Chesapeake-style Soy Cakes
Recipe from United Soybean Board
- 2½ quart soybeans, cooked and drained
- 10 oz fresh whole wheat bread crumbs (1¼ qt)
- 2½ cups onions, finely chopped (13 oz)
- ¼ cup garlic, minced (1 oz)
- 1¼ cups carrots, grated (7 oz)
- 1¼ cups soy protein isolates (5 oz)
- ⅔ cup fresh parsley, chopped
- 2½ tsp dried thyme, crushed
- 2½ tsp salt
- 1¼ tsp ground pepper
- 5 eggs, beaten
- soybean oil as needed
- 24 lemon wedges
- Coarsely mash cooked soybeans until lumpy.

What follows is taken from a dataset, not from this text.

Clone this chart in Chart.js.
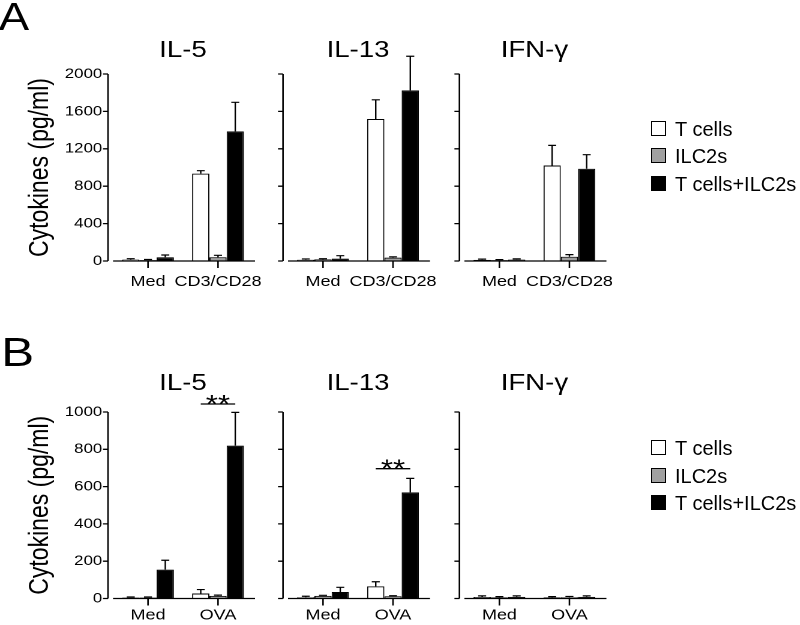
<!DOCTYPE html>
<html>
<head>
<meta charset="utf-8">
<script src="https://cdn.jsdelivr.net/npm/chart.js@4.4.0/dist/chart.umd.min.js"></script>
<style>
  body { margin: 0; width: 800px; height: 625px; overflow: hidden; background: #fff;
         font-family: "Liberation Sans", Arial, sans-serif; color: #000; }
  /* the original figure is stretched sideways, so the panels are drawn narrow and scaled */
  #stretch { position: absolute; left: 0; top: 0; width: 667px; height: 625px;
             transform: scaleX(1.2); transform-origin: 0 0; }
  #stretch canvas { position: absolute; }
  .letter { position: absolute; line-height: 1; }
  .key { position: absolute; width: 13px; height: 13px; border: 1px solid #000; }
  .keytext { position: absolute; font-size: 20px; line-height: 20px; white-space: nowrap; }
</style>
</head>
<body>
<div id="stretch">
  <div class="letter" style="left:-1px; top:-2px; font-size:38px;">A</div>
  <div class="letter" style="left:1px; top:332px; font-size:41px;">B</div>
</div>
<div id="legends"></div>

<script>
// ---- data ----
const cytokines = ['IL-5', 'IL-13', 'IFN-γ'];
const seriesNames = ['T cells', 'ILC2s', 'T cells+ILC2s'];
const groupsA = ['Med', 'CD3/CD28'];
const groupsB = ['Med', 'OVA'];
const ticksA = [0, 400, 800, 1200, 1600, 2000];
const ticksB = [0, 200, 400, 600, 800, 1000];

// A: per cytokine, [Med, CD3/CD28]
const tCellsA = [[15, 934], [14, 1519], [12, 1021]];
const tCellsErrA = [[10, 32], [8, 205], [8, 216]];
const ilc2A = [[10, 40], [18, 36], [10, 46]];
const ilc2ErrA = [[6, 21], [7, 9], [5, 22]];
const mixA = [[40, 1387], [25, 1825], [15, 986]];
const mixErrA = [[24, 310], [32, 365], [8, 151]];

// B: per cytokine, [Med, OVA]
const tCellsB = [[5, 27], [7, 65], [8, 6]];
const tCellsErrB = [[3, 21], [5, 25], [6, 4]];
const ilc2B = [[5, 14], [14, 12], [6, 7]];
const ilc2ErrB = [[3, 4], [3, 3], [4, 4]];
const mixB = [[155, 820], [35, 569], [9, 9]];
const mixErrB = [[50, 178], [25, 75], [5, 5]];

// significance over the OVA group in B
const sigLabelB = ['**', '**', ''];
const sigLevelB = [1043, 696, null];

// ---- layout ----
const S = 1.2;
const FONT = '"Liberation Sans", Arial, sans-serif';
const areaLeft = [113, 288, 464];   // page px where each plot area starts
const areaWidth = 140;
const PAD_TOP = 50;
const colors = ['#ffffff', '#a0a0a0', '#000000'];

const rows = [
  { top: 74, bottom: 261, titleBase: 57, labelPad: 12, groups: groupsA, ticks: ticksA,
    means: [tCellsA, ilc2A, mixA], errs: [tCellsErrA, ilc2ErrA, mixErrA], legendTop: 120.7 },
  { top: 412, bottom: 598.5, titleBase: 390, labelPad: 8, groups: groupsB, ticks: ticksB,
    means: [tCellsB, ilc2B, mixB], errs: [tCellsErrB, ilc2ErrB, mixErrB], legendTop: 440,
    sigLabel: sigLabelB, sigLevel: sigLevelB }
];

Chart.defaults.font.family = FONT;
Chart.defaults.color = '#000';

// axes, error bars, panel title and significance bar
const panelDeco = {
  id: 'panelDeco',
  afterDatasetsDraw(chart, args, opts) {
    const ctx = chart.ctx;
    const ys = chart.scales.y, xs = chart.scales.x, area = chart.chartArea;
    ctx.save();
    ctx.strokeStyle = '#000';
    ctx.lineWidth = 1.2;

    chart.data.datasets.forEach((ds, d) => {
      chart.getDatasetMeta(d).data.forEach((bar, k) => {
        const top = ys.getPixelForValue(ds.data[k] + ds.err[k]);
        const half = 4 / S;
        ctx.beginPath();
        ctx.moveTo(bar.x, bar.y);
        ctx.lineTo(bar.x, top);
        ctx.moveTo(bar.x - half, top);
        ctx.lineTo(bar.x + half, top);
        ctx.stroke();
      });
    });

    const y0 = ys.getPixelForValue(0);
    const yTop = ys.getPixelForValue(ys.max);
    const ax = area.left - 5 / S;
    ctx.lineWidth = 1.3;
    ctx.beginPath();
    ctx.moveTo(ax, yTop);
    ctx.lineTo(ax, y0);
    opts.ticks.forEach(v => {
      const p = ys.getPixelForValue(v);
      ctx.moveTo(ax - 5 / S, p);
      ctx.lineTo(ax, p);
    });
    ctx.moveTo(area.left, y0);
    ctx.lineTo(area.right + 2 / S, y0);
    xs.ticks.forEach((t, k) => {
      const p = xs.getPixelForTick(k);
      ctx.moveTo(p, y0);
      ctx.lineTo(p, y0 + 7);
    });
    ctx.stroke();

    ctx.fillStyle = '#000';
    ctx.font = '23px ' + FONT;
    ctx.textAlign = 'center';
    ctx.textBaseline = 'alphabetic';
    ctx.fillText(opts.title, (area.left + area.right) / 2, opts.titleY);

    if (opts.sigLevel != null) {
      const first = chart.getDatasetMeta(0).data[1];
      const last = chart.getDatasetMeta(2).data[1];
      const ly = ys.getPixelForValue(opts.sigLevel);
      ctx.lineWidth = 1.3;
      ctx.beginPath();
      ctx.moveTo(first.x, ly);
      ctx.lineTo(last.x, ly);
      ctx.stroke();
      ctx.font = '26px ' + FONT;
      ctx.fillText(opts.sigLabel, (first.x + last.x) / 2, ly + 9);
    }
    ctx.restore();
  }
};

function makePanel(r, i) {
  const row = rows[r];
  const cl = i === 0 ? 0 : areaLeft[i] / S - 16;
  const yW = areaLeft[i] / S - cl;
  const cw = Math.round(yW + areaWidth / S + 30);
  const ct = row.top - PAD_TOP;
  const ch = Math.round(PAD_TOP + (row.bottom - row.top) + 40);
  const xH = ch - PAD_TOP - (row.bottom - row.top);
  const wantRight = yW + areaWidth / S;

  const canvas = document.createElement('canvas');
  canvas.width = cw;
  canvas.height = ch;
  canvas.style.left = cl + 'px';
  canvas.style.top = ct + 'px';
  document.getElementById('stretch').appendChild(canvas);

  const datasets = seriesNames.map((name, s) => ({
    label: name,
    data: row.means[s][i],
    err: row.errs[s][i],
    backgroundColor: colors[s],
    borderColor: '#000',
    borderWidth: 1,
    categoryPercentage: 0.74,
    barPercentage: 1.0
  }));

  const chart = new Chart(canvas, {
    type: 'bar',
    data: { labels: row.groups, datasets: datasets },
    options: {
      responsive: false,
      animation: false,
      devicePixelRatio: 2,
      layout: { autoPadding: false, padding: { top: PAD_TOP, left: 0, right: cw - wantRight, bottom: 0 } },
      plugins: {
        legend: { display: false },
        tooltip: { enabled: false },
        panelDeco: {
          title: cytokines[i],
          titleY: row.titleBase - ct,
          ticks: row.ticks,
          sigLabel: row.sigLabel ? row.sigLabel[i] : '',
          sigLevel: row.sigLevel ? row.sigLevel[i] : null
        }
      },
      scales: {
        x: {
          offset: true,
          grid: { display: false, drawTicks: false },
          border: { display: false },
          ticks: { font: { size: 15 }, padding: row.labelPad, maxRotation: 0, autoSkip: false },
          afterFit: s => { s.height = xH; }
        },
        y: {
          min: 0,
          max: row.ticks[row.ticks.length - 1],
          grid: { display: false, drawTicks: false },
          border: { display: false },
          afterBuildTicks: s => { s.ticks = row.ticks.map(v => ({ value: v })); },
          ticks: { display: i === 0, font: { size: 14 }, padding: 9, callback: v => String(v) },
          title: {
            display: i === 0,
            text: 'Cytokines (pg/ml)',
            font: { size: 23 },
            padding: { top: 20, bottom: 0 }
          },
          afterFit: s => { s.width = yW; }
        }
      }
    },
    plugins: [panelDeco]
  });

  // the layout keeps some room on the right for the last label; take it back
  const extra = wantRight - chart.chartArea.right;
  if (Math.abs(extra) > 0.2) {
    chart.options.layout.padding.right -= extra;
    chart.update();
  }
}

// legends (not stretched)
function makeLegend(top) {
  const box = document.getElementById('legends');
  seriesNames.forEach((name, s) => {
    const y = top + s * 27.5;
    const key = document.createElement('div');
    key.className = 'key';
    key.style.left = '651px';
    key.style.top = y + 'px';
    key.style.background = colors[s];
    box.appendChild(key);
    const label = document.createElement('div');
    label.className = 'keytext';
    label.style.left = '675px';
    label.style.top = (y + 15 - 16.9) + 'px';
    label.textContent = name;
    box.appendChild(label);
  });
}

rows.forEach((row, r) => {
  cytokines.forEach((c, i) => makePanel(r, i));
  makeLegend(row.legendTop);
});
</script>
</body>
</html>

- Combine all ingredients in large bowl.
- Form ⅓-cup portions into patties.
- Cook on a lightly oiled griddle over medium heat until thoroughly heated and browned on both sides.
- Serve 2 cakes per serving with a lemon wedge.
To cook soybeans
- Add 1 pound dry soybeans to 1½ to 2 quarts boiling water; boil 5 minutes.
- Cover pot, remove from heat and let stand 1 hour.
- Drain; add 1½ quarts water.
- Do not add salt at this point or it will delay the softening of the beans.
- Bring beans and water to boil; reduce heat and simmer, with lid tilted on pot, about 3 hours or until beans are tender.
- Yield: 1 to 1½ quarts cooked beans.